Отдельную тему в этом отношении представляет собой европейская гомосексуальная культура и связанные с ней феномены - вроде феномена дендизма образца первой половины века. Помимо вполне естественной апелляции к «счастливым и свободным» древнегреческим нравам, помимо заинтересованного вчитывания современных коннотаций в теоретическое обоснование преимуществ «чисто мужской» любви в «Пире» Платона и любования знаменитыми парами героев-любовников[xvii][17], европейский гомосексуализм XIX - XX веков проходит забавнейшую эволюцию и в целом, как культурный феномен, как стиль и способ жизни. XIX век являет собой в этом плане картину классическую: джентльмены «старой школы» строжайшим образом скрывают от посторонних свои сексуальные наклонности, «расслабляясь» только в узком кругу[xviii][18]. Про двоих-троих самых ярких денди XIX века, вроде «Бо» Браммела, известно только, что они никогда не были женаты и вообще отличались женоненавистничеством[xix][19]. Зачастую о гомосексуальных пристрастиях образцового викторианского джентльмена становится известно только после публикации его частных бумаг в ХХ веке, как в случае с Э.М. Форстером. На рубеже веков гомосексуальная культура уже пробует запреты на прочность, находя выход в демонстративном постдендистском балансировании на грани тогдашних приличий. Для кого-то, как для Оскара Уайльда, это заканчивалось классическим (во всех смыслах) уголовным делом. Для кого-то, как для Обри Бёрдсли, - всего лишь «публичным знанием»[xx][20] - чего и добивались. В начале ХХ века гомосексуальные салоны множатся как грибы во всех ведущих столицах мира – от Парижа и Лондона до Санкт-Петербурга. А современная гомосексуальная культура настолько публична и неотъемлема от шоу-бизнеса, что зачастую с ним ассоциируется.

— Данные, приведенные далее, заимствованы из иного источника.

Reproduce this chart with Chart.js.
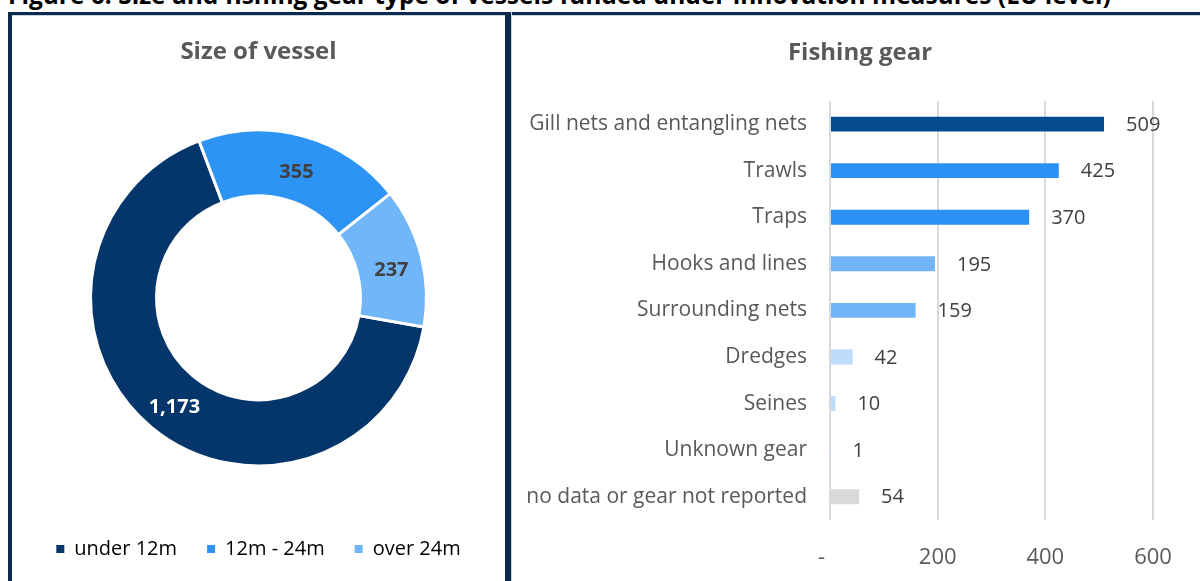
<!DOCTYPE html>
<html>
<head>
<meta charset="utf-8">
<title>Size and fishing gear type of vessels</title>
<script src="https://cdn.jsdelivr.net/npm/chart.js@4.4.1/dist/chart.umd.min.js"></script>
<style>
  body { margin: 0; width: 1200px; height: 581px; overflow: hidden; background: #fff; position: relative; font-family: "Open Sans", sans-serif; }
  #fig-title { position: absolute; left: 8px; top: -17px; font: bold 24.5px/24.5px "Open Sans", sans-serif; color: #000; white-space: nowrap; }
  #rule { position: absolute; left: 8px; right: 0; top: 12px; height: 3px; background: #0c2a4c; border-bottom: 1px solid #c8d5e2; }
  #left-edge { position: absolute; left: 8px; top: 12px; width: 4px; bottom: 0; background: #0c2a4c; }
  #divider { position: absolute; left: 505px; top: 12px; width: 6px; bottom: 0; background: #0c2a4c; border-right: 1px solid #c8d5e2; }
  #sizeBox { position: absolute; left: 12px; top: 16px; width: 493px; height: 565px; }
  /* the gear panel runs a little past the right edge of the page */
  #gearBox { position: absolute; left: 513px; top: 16px; width: 694px; height: 565px; }
</style>
</head>
<body>
<div id="fig-title">Figure 6: Size and fishing gear type of vessels funded under innovation measures (EU level)</div>
<div id="rule"></div>
<div id="left-edge"></div>
<div id="divider"></div>
<div id="sizeBox"><canvas id="size"></canvas></div>
<div id="gearBox"><canvas id="gear"></canvas></div>

<script>
// vessel size split
var sizeLabels = ["under 12m", "12m - 24m", "over 24m"];
var sizeValues = [1173, 355, 237];
var sizeColors = ["#05366b", "#2d94f6", "#72b6fa"];
var sizeTextColors = ["#ffffff", "#404040", "#404040"];

// fishing gear counts
var gearLabels = ["Gill nets and entangling nets", "Trawls", "Traps", "Hooks and lines",
  "Surrounding nets", "Dredges", "Seines", "Unknown gear", "no data or gear not reported"];
var gearValues = [509, 425, 370, 195, 159, 42, 10, 1, 54];
var gearColors = ["#054a8f", "#2b91f5", "#2b91f5", "#71b4f7", "#71b4f7",
  "#bddcfb", "#bddcfb", "#bddcfb", "#d9d9d9"];
var gearTicks = [0, 200, 400, 600];

Chart.defaults.font.family = "'Open Sans', sans-serif";
Chart.defaults.color = "#595959";
Chart.defaults.animation = false;
Chart.defaults.responsive = true;
Chart.defaults.maintainAspectRatio = false;

var fmt = new Intl.NumberFormat("en-US");

// numbers written on the donut ring, a little below each slice centroid
var ringLabels = {
  id: "ringLabels",
  afterDatasetsDraw: function(chart) {
    var ctx = chart.ctx;
    var meta = chart.getDatasetMeta(0);
    ctx.save();
    ctx.font = "bold 20px 'Open Sans', sans-serif";
    ctx.textAlign = "center";
    ctx.textBaseline = "middle";
    meta.data.forEach(function(arc, i) {
      var p = arc.getCenterPoint();
      ctx.fillStyle = sizeTextColors[i];
      ctx.fillText(fmt.format(sizeValues[i]), p.x + 2, p.y + 5);
    });
    ctx.restore();
  }
};

// value at the end of each bar
var barEndLabels = {
  id: "barEndLabels",
  afterDatasetsDraw: function(chart) {
    var ctx = chart.ctx;
    var meta = chart.getDatasetMeta(0);
    ctx.save();
    ctx.font = "20px 'Open Sans', sans-serif";
    ctx.fillStyle = "#404040";
    ctx.textAlign = "left";
    ctx.textBaseline = "middle";
    meta.data.forEach(function(bar, i) {
      ctx.fillText(fmt.format(gearValues[i]), bar.x + 22, bar.y + 1);
    });
    ctx.restore();
  }
};

new Chart(document.getElementById("size"), {
  type: "doughnut",
  data: {
    labels: sizeLabels,
    datasets: [{
      data: sizeValues,
      backgroundColor: sizeColors,
      borderColor: "#ffffff",
      borderWidth: 3,
      radius: 168,
      cutout: "60.7%"
    }]
  },
  options: {
    rotation: 100,
    layout: { padding: { bottom: 12 } },
    plugins: {
      title: {
        display: true,
        text: "Size of vessel",
        color: "#595959",
        font: { size: 24, weight: "bold" },
        padding: { top: 22, bottom: 20 }
      },
      legend: {
        position: "bottom",
        labels: {
          boxWidth: 8,
          boxHeight: 8,
          padding: 30,
          color: "#595959",
          font: { size: 20 },
          generateLabels: function(chart) {
            return sizeLabels.map(function(t, i) {
              return { text: t, fillStyle: sizeColors[i], strokeStyle: sizeColors[i], lineWidth: 0, index: i };
            });
          }
        }
      },
      tooltip: { enabled: false }
    }
  },
  plugins: [ringLabels]
});

new Chart(document.getElementById("gear"), {
  type: "bar",
  data: {
    labels: gearLabels,
    datasets: [{
      data: gearValues,
      backgroundColor: gearColors,
      categoryPercentage: 1,
      barPercentage: 0.32
    }]
  },
  options: {
    indexAxis: "y",
    scales: {
      x: {
        min: 0,
        max: 600,
        afterBuildTicks: function(axis) {
          axis.ticks = gearTicks.map(function(v) { return { value: v }; });
        },
        afterFit: function(axis) { axis.height = 61; },
        grid: { color: "#d9d9d9", lineWidth: 2, drawTicks: false },
        border: { display: false },
        ticks: {
          padding: 25,
          color: "#595959",
          font: { size: 22 },
          maxRotation: 0,
          callback: function(v) { return v === 0 ? "-   " : v; }
        }
      },
      y: {
        afterFit: function(axis) { axis.width = 317; },
        grid: { display: false, drawTicks: false },
        border: { display: false },
        ticks: { padding: 23, color: "#595959", font: { size: 21 } }
      },
      // empty strip on the right so the title stays centred on the whole panel
      yRight: {
        type: "category",
        position: "right",
        afterFit: function(axis) { axis.width = 54; },
        grid: { display: false, drawTicks: false },
        border: { display: false },
        ticks: { display: false }
      }
    },
    plugins: {
      title: {
        display: true,
        text: "Fishing gear",
        color: "#595959",
        font: { size: 24, weight: "bold" },
        padding: { top: 23, bottom: 33 }
      },
      legend: { display: false },
      tooltip: { enabled: false }
    }
  },
  plugins: [barEndLabels]
});
</script>
</body>
</html>
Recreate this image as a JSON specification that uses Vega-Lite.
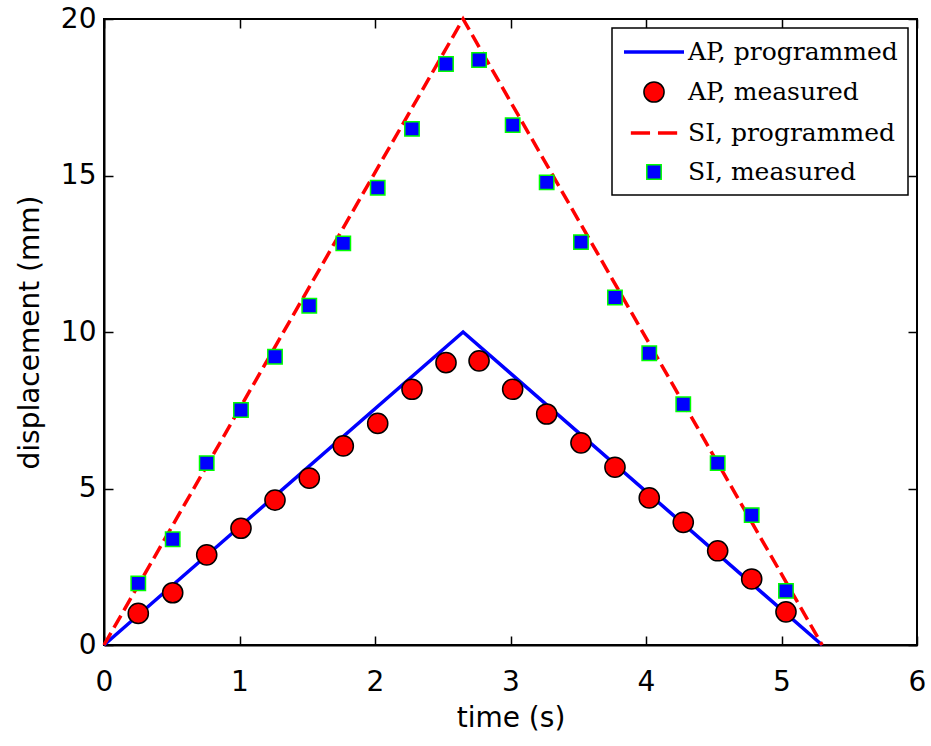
{
  "$schema": "https://vega.github.io/schema/vega-lite/v6.json",
  "width": 813,
  "height": 626,
  "autosize": {"type": "none"},
  "padding": {"left": 104, "top": 19, "right": 14, "bottom": 101},
  "background": "white",
  "config": {
    "view": {"stroke": "black", "strokeWidth": 2},
    "axis": {
      "grid": false,
      "labelFont": "DejaVu Sans",
      "labelFontSize": 28,
      "labelColor": "black",
      "titleFont": "DejaVu Sans",
      "titleFontSize": 28,
      "titleFontWeight": "normal",
      "titleColor": "black",
      "tickColor": "black",
      "tickWidth": 1.5,
      "domainColor": "black",
      "domainWidth": 2,
      "labelFlush": false
    },
    "legend": {
      "orient": "top-right",
      "offset": 9,
      "padding": 10,
      "strokeColor": "black",
      "strokeWidth": 1.5,
      "fillColor": "white",
      "labelFont": "DejaVu Serif",
      "labelFontSize": 25,
      "labelColor": "black",
      "symbolOffset": 18,
      "labelOffset": 20,
      "labelLimit": 400,
      "rowPadding": 13,
      "symbolOpacity": 1,
      "symbolSize": 576
    }
  },
  "data": {
    "values": [
      {"series": "AP, programmed", "time": 0, "disp": 0},
      {"series": "AP, programmed", "time": 2.65, "disp": 10},
      {"series": "AP, programmed", "time": 5.3, "disp": 0},
      {"series": "SI, programmed", "time": 0, "disp": 0},
      {"series": "SI, programmed", "time": 2.65, "disp": 20},
      {"series": "SI, programmed", "time": 5.3, "disp": 0},
      {"series": "AP, measured", "time": 0.253, "disp": 1.01},
      {"series": "AP, measured", "time": 0.507, "disp": 1.67},
      {"series": "AP, measured", "time": 0.758, "disp": 2.88},
      {"series": "AP, measured", "time": 1.011, "disp": 3.73},
      {"series": "AP, measured", "time": 1.262, "disp": 4.63},
      {"series": "AP, measured", "time": 1.515, "disp": 5.33},
      {"series": "AP, measured", "time": 1.766, "disp": 6.36},
      {"series": "AP, measured", "time": 2.02, "disp": 7.08},
      {"series": "AP, measured", "time": 2.273, "disp": 8.17},
      {"series": "AP, measured", "time": 2.524, "disp": 9.02},
      {"series": "AP, measured", "time": 2.768, "disp": 9.08},
      {"series": "AP, measured", "time": 3.016, "disp": 8.17},
      {"series": "AP, measured", "time": 3.267, "disp": 7.38},
      {"series": "AP, measured", "time": 3.52, "disp": 6.46},
      {"series": "AP, measured", "time": 3.771, "disp": 5.68},
      {"series": "AP, measured", "time": 4.024, "disp": 4.7},
      {"series": "AP, measured", "time": 4.275, "disp": 3.92},
      {"series": "AP, measured", "time": 4.529, "disp": 3.01},
      {"series": "AP, measured", "time": 4.78, "disp": 2.11},
      {"series": "AP, measured", "time": 5.033, "disp": 1.06},
      {"series": "SI, measured", "time": 0.253, "disp": 1.97},
      {"series": "SI, measured", "time": 0.507, "disp": 3.38},
      {"series": "SI, measured", "time": 0.758, "disp": 5.81},
      {"series": "SI, measured", "time": 1.011, "disp": 7.51},
      {"series": "SI, measured", "time": 1.262, "disp": 9.21},
      {"series": "SI, measured", "time": 1.515, "disp": 10.84},
      {"series": "SI, measured", "time": 1.766, "disp": 12.83},
      {"series": "SI, measured", "time": 2.02, "disp": 14.61},
      {"series": "SI, measured", "time": 2.273, "disp": 16.49},
      {"series": "SI, measured", "time": 2.524, "disp": 18.56},
      {"series": "SI, measured", "time": 2.768, "disp": 18.69},
      {"series": "SI, measured", "time": 3.016, "disp": 16.61},
      {"series": "SI, measured", "time": 3.267, "disp": 14.78},
      {"series": "SI, measured", "time": 3.52, "disp": 12.87},
      {"series": "SI, measured", "time": 3.771, "disp": 11.1},
      {"series": "SI, measured", "time": 4.024, "disp": 9.32},
      {"series": "SI, measured", "time": 4.275, "disp": 7.69},
      {"series": "SI, measured", "time": 4.529, "disp": 5.81},
      {"series": "SI, measured", "time": 4.78, "disp": 4.15},
      {"series": "SI, measured", "time": 5.033, "disp": 1.73}
    ]
  },
  "layer": [
    {
      "encoding": {
        "x": {
          "field": "time", "type": "quantitative",
          "scale": {"domain": [0, 6], "nice": false, "zero": false},
          "axis": {"title": "time (s)", "values": [0, 1, 2, 3, 4, 5, 6], "tickSize": -9, "labelPadding": 32, "titlePadding": 8}
        },
        "y": {
          "field": "disp", "type": "quantitative",
          "scale": {"domain": [0, 20], "nice": false},
          "axis": {"title": "displacement (mm)", "values": [0, 5, 10, 15, 20], "tickSize": -9, "labelPadding": 17, "titlePadding": 16}
        },
        "stroke": {
          "field": "series", "type": "nominal", "title": null,
          "scale": {"domain": ["AP, programmed", "AP, measured", "SI, programmed", "SI, measured"], "range": ["#0000ff", "#000000", "#ff0000", "#00ff00"]}
        },
        "strokeWidth": {
          "field": "series", "type": "nominal", "title": null,
          "scale": {"type": "ordinal", "domain": ["AP, programmed", "AP, measured", "SI, programmed", "SI, measured"], "range": [3.5, 1.5, 3.5, 1.5]}
        }
      },
      "layer": [
        {
          "transform": [{"filter": "datum.series === 'AP, programmed'"}],
          "mark": {"type": "line"}
        },
        {
          "transform": [{"filter": "datum.series === 'SI, programmed'"}],
          "mark": {"type": "line", "strokeDash": [14, 6]}
        },
        {
          "transform": [{"filter": "datum.series === 'AP, measured' || datum.series === 'SI, measured'"}],
          "mark": {"type": "point", "filled": true, "opacity": 1, "size": 576},
          "encoding": {
            "fill": {
              "field": "series", "type": "nominal", "title": null,
              "scale": {"domain": ["AP, programmed", "AP, measured", "SI, programmed", "SI, measured"], "range": ["transparent", "#ff0000", "transparent", "#0000ff"]}
            },
            "shape": {
              "field": "series", "type": "nominal", "title": null,
              "scale": {"domain": ["AP, programmed", "AP, measured", "SI, programmed", "SI, measured"], "range": ["M-2.5,0H2.5", "M0.84,0A0.84,0.84,0,1,1,-0.84,0A0.84,0.84,0,1,1,0.84,0Z", "M-1.93,0H-0.33M0.33,0H1.93", "M-0.6,-0.6H0.6V0.6H-0.6Z"]}
            }
          }
        }
      ]
    },
    {
      "mark": {"type": "point", "opacity": 0},
      "encoding": {
        "x": {
          "field": "time", "type": "quantitative",
          "scale": {"domain": [0, 6], "nice": false, "zero": false},
          "axis": {"orient": "top", "title": null, "labels": false, "domain": false, "values": [0, 1, 2, 3, 4, 5, 6], "tickSize": -9}
        },
        "y": {
          "field": "disp", "type": "quantitative",
          "scale": {"domain": [0, 20], "nice": false},
          "axis": {"orient": "right", "title": null, "labels": false, "domain": false, "values": [0, 5, 10, 15, 20], "tickSize": -9}
        }
      }
    }
  ],
  "resolve": {"axis": {"x": "independent", "y": "independent"}}
}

И - характерная картинка напоследок. Незадолго до начала Первой мировой войны на одной из обычных воскресных вечеринок в доме у Джона Лейна[xxi][21] гостьей была приехавшая ненадолго из Парижа Гертруда Стайн. Лейн собирался издавать ее прозу: эта слегка мужеподобная американка уже успела завоевать в «узких кругах» парижской богемы славу радикальной ниспровергательницы устоев и как таковая была у Лейна вполне ко двору. Ключевым эпизодом «первого знакомства» стал обычный для Лейна «пробный камень»: он увел Гертруду Стайн в одну из дальних комнат и стал показывать ей рисунки Обри Бёрдсли. И дело здесь было не только во вполне естественной гордости обладателя (Лейн не только «открыл» Бёрдсли; незадолго до описываемых событий в его собственность перешли все самые скандальные работы последнего, вышедшие в издательстве Л. Смитерса, в том числе и опубликованная в 1896-м крошечным тиражом «не для общей продажи» «Лисистрата»). «Игривые» рисунки гомосексуалиста Бёрдсли на сюжеты из XVIII века или из античности, загримированной под шаловливый XVIII век, вероятнее всего, должны были, по мысли Лейна, выполнить для авангардистки, лесбиянки и держательницы крайне «левого» литературно-художественного салона Гертруды Стайн роль своеобразного маркера, опознавательного знака «своей» территории - то есть ту же самую роль, которую, предположительно, выполняла в VI - V веках до нашей эры в Афинах тамошняя «ребяческая» традиция. Знак «перехода границы».